March 24, 2013.
Palm Sunday

Dear Friends,

We will gather together for our shared Badaliya and Islands of Peace Institute Prayer on Sunday, March 24, 2013 from 3:00 pm to 4:30 pm at St. Pauls Church in Cambridge, in the small chapel located in the Parish Center. Please join us in person or in spirit as we encourage Inter-faith relations and pray together for peace and reconciliation in the Middle East and especially in the Holy Land.

Today we begin the most sacred week in the Christian liturgical calendar. Today, Palm Sunday, also known as Passion Sunday, marks the entrance of Jesus into the holy city of Jerusalem in order to celebrate the Jewish Passover meal with his disciples. As believing Christians we walk with Him on this journey that will lead to His condemnation and death on a Cross. Latin Christians call this "Good Friday", and Eastern Christians call it "Black Friday" or, "Sad Friday". Even though we know the end of the story and the joy and glory of the Resurrection, every year we enter into Christ's Passion with open minds and hearts in order to enter into the experience of dying with our Lord. Throughout these 40 days of Lent we have struggled with our own failures to truly live the ideals of the Christian life. Here is our opportunity to "die" to those failures; to love others compassionately, to ask forgiveness of others and to forgive those who have injured us, to overcome our pride and arrogance and our instincts for vengeance and even violence, as well as our failures to seek justice and peace within our communities and our world.

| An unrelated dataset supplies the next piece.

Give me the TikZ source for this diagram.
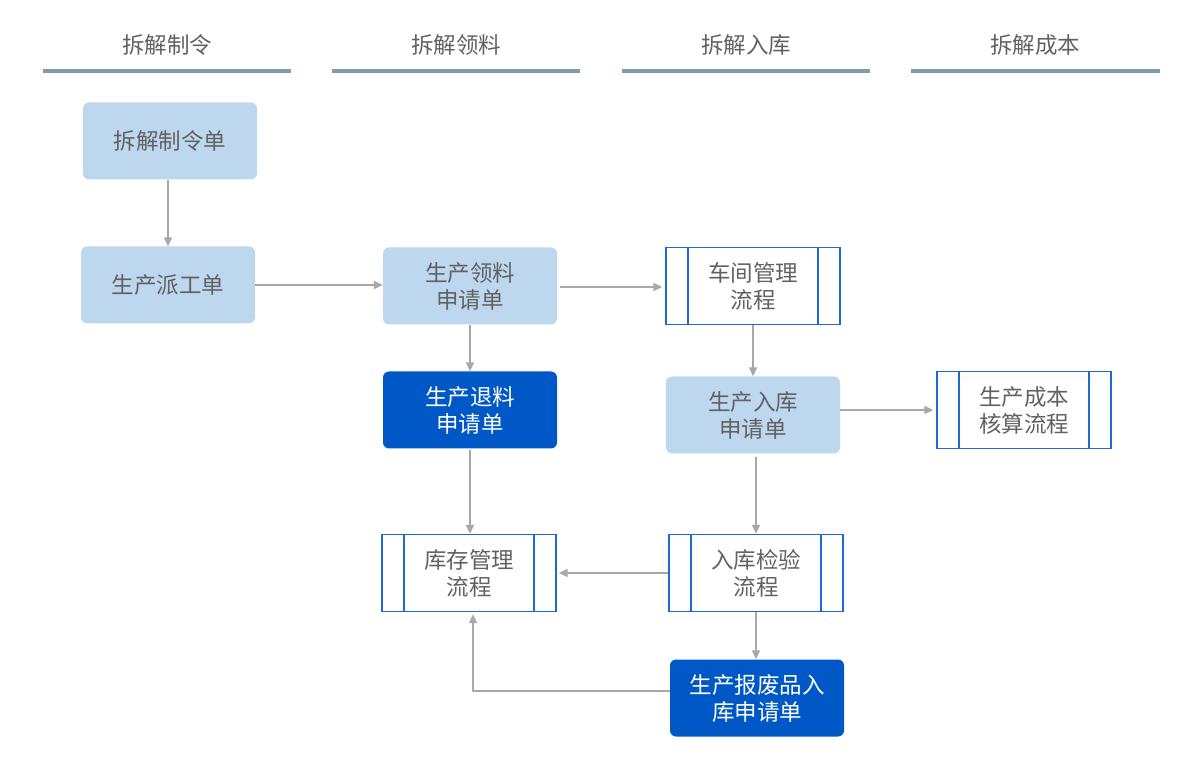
\documentclass[tikz,border=0pt]{standalone}
\usepackage{fontspec}
\setmainfont{Noto Sans CJK SC}
\usetikzlibrary{arrows.meta}
\definecolor{lightbox}{HTML}{BDD7EE}
\definecolor{darkbox}{HTML}{0057C6}
\definecolor{procline}{HTML}{2068D6}
\definecolor{headline}{HTML}{7D9CAF}
\definecolor{txtgray}{HTML}{616161}
\definecolor{arrgray}{HTML}{A8A8A8}
\tikzset{
    lane/.style={text=txtgray, font=\fontsize{22.5}{26}\selectfont},
    lanerule/.style={draw=headline, line width=4pt},
    base/.style={minimum width=174pt, minimum height=77pt, inner sep=0pt,
        align=center, font=\fontsize{22.5}{27}\selectfont},
    doc/.style={base, fill=lightbox, text=txtgray, rounded corners=6pt},
    docdark/.style={base, fill=darkbox, text=white, rounded corners=6pt},
    proc/.style={base, draw=procline, line width=1.3pt, text=txtgray,
        path picture={
            \draw[procline, line width=1.3pt]
                ([xshift=22pt]path picture bounding box.north west) --
                ([xshift=22pt]path picture bounding box.south west);
            \draw[procline, line width=1.3pt]
                ([xshift=-22pt]path picture bounding box.north east) --
                ([xshift=-22pt]path picture bounding box.south east);
        }},
    flow/.style={draw=arrgray, line width=1.6pt, -{Triangle[length=9pt, width=8pt]}},
}
\begin{document}
\begin{tikzpicture}[x=1pt, y=-1pt]
    \useasboundingbox (0,0) rectangle (1200,775);
    % lane headers
    \node[lane] (h1) at (167,45) {拆解制令};
    \node[lane] (h2) at (456,45) {拆解领料};
    \node[lane] (h3) at (746,45) {拆解入库};
    \node[lane] (h4) at (1035,45) {拆解成本};
    \draw[lanerule] (43,71) -- (291,71);
    \draw[lanerule] (332,71) -- (580,71);
    \draw[lanerule] (622,71) -- (870,71);
    \draw[lanerule] (911,71) -- (1160,71);
    % boxes
    \node[doc] (zld) at (170,141) {拆解制令单};
    \node[doc] (pgd) at (168,285) {生产派工单};
    \node[doc] (lld) at (470,286) {生产领料\\申请单};
    \node[proc] (cjgl) at (753,286) {车间管理\\流程};
    \node[docdark] (tld) at (470,410) {生产退料\\申请单};
    \node[doc] (rkd) at (753,415) {生产入库\\申请单};
    \node[proc] (cbhs) at (1024,410) {生产成本\\核算流程};
    \node[proc] (kcgl) at (469,573) {库存管理\\流程};
    \node[proc] (rkjy) at (756,573) {入库检验\\流程};
    \node[docdark] (bfd) at (757,698) {生产报废品入\\库申请单};
    % connectors
    \draw[flow] (pgd.north |- zld.south) -- (pgd.north);
    \draw[flow] (pgd) -- (lld.west |- pgd);
    \draw[flow] (lld.east) ++(3,1) -- ([xshift=-3pt]cjgl.west |- 0,287);
    \draw[flow] (lld) -- (tld);
    \draw[flow] (cjgl) -- (rkd);
    \draw[flow] (rkd.east |- 0,410) -- ([xshift=-3pt]cbhs.west);
    \draw[flow] (tld.south) ++(0,1) -- (kcgl.north -| tld.south);
    \draw[flow] ([yshift=-3pt]rkd.south -| rkjy.north) -- (rkjy);
    \draw[flow] (rkjy) -- ([xshift=2pt]kcgl.east);
    \draw[flow] (rkjy.south) -- (bfd.north -| rkjy.south);
    \draw[flow] (bfd.west |- 0,691) -| ([xshift=4pt, yshift=-2pt]kcgl.south);
\end{tikzpicture}
\end{document}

The significance of the Cross for Christians everywhere lies within our interpretation of it. Jesus is the model for us of the most radical form of God's Love for humanity. Crucifixion was the most cruel form of persecution and death inflicted on ordinary criminals by the Roman Empire. We believe that Jesus was both fully human and fully Divine and that his incarnation into our world as a human being allowed Him to fully experience the pain and suffering of our lives. Accepting death on a Cross was not only an extreme form of trust in God but also an extreme way of experiencing the death that all of us will one day experience. Taking all of our sins upon Himself, Christ dies with us. Only on Easter morning will we see the fullness of this enormous self-giving sacrifice of God for us. Then we will know that our sins are truly forgiven and that death no longer has any power over us because the "Lord is Risen". Today we begin the rituals of Holy Week and are called to reflect ever more deeply every year on it's signicance for our lives as we allow ourselves to be transformed by a loving and merciful God who would sacrifice His very life for us.

It is this experience of Jesus' sacrificial offering of His life for us that we might have eternal life that forms the essence of the Badaliya prayer movement established by Louis Massignon and Mary Kahil in 1934. Massignon himself wrote that after his conversion experience in Baghdad in 2008, the direction of his life took shape through his loyalty to the vision and prayers of those living mentors like the hermit priest Charles de Foucauld, the prayers for him by his Muslim friends the Alussi family, and those of the well-known writer, J-K Huysmans on his death bed, along with his deepening relationship through his research on the life and spiritual writings of the 10th century Sufi saint, al-Hallaj. Reflecting on how Huysmans influenced him to "retrieve his path" he wrote that it was Huysmans, after his death, who sent Massignon to the writer's former spiritual director, Daniel Fontaine. Here was the beginnings of an intense belief and devotion to the Christian understanding of the Communion of Saints. From his spiritual guide Massignon learned of the depth of meaning contained in what Huysman's called "mystical subsitution", the essence of the Badaliya prayer. He describes himself as the "converted sinner" called to "participate, through mystical substitution in the sufferings of his unrepentent brothers." To put oneself in the unrepentent sinner's place before a merciful God of Love is trusting fully in the saving power of a loving and compassionate God. This embracing of "redemptive compassion" animated Massignon's entire life. (from 1957, Écrits Mémorable vol.I, p.147)

This is a profoundly Christian interpretation of the Cross and is therefore very different from our Muslim brother's and sister's understanding of the life of Jesus. There are many prophets that are found in all three Abrahamic traditions and Jesus is revered as a prophet second only to Muhammad in Islam, yet the Christian interpretation and understanding of Jesus is disputed in many places in the Qur'an. Exploring these very great differences in our traditions is an invitation for us to "cross over to the other" as Massignon would say, and to truly experience loving one another as Jesus has loved us.

"No one has greater love than this, to lay down one's life for one's friends.".(Jn.15:13)

Peace to you and a Blessed Holy Week.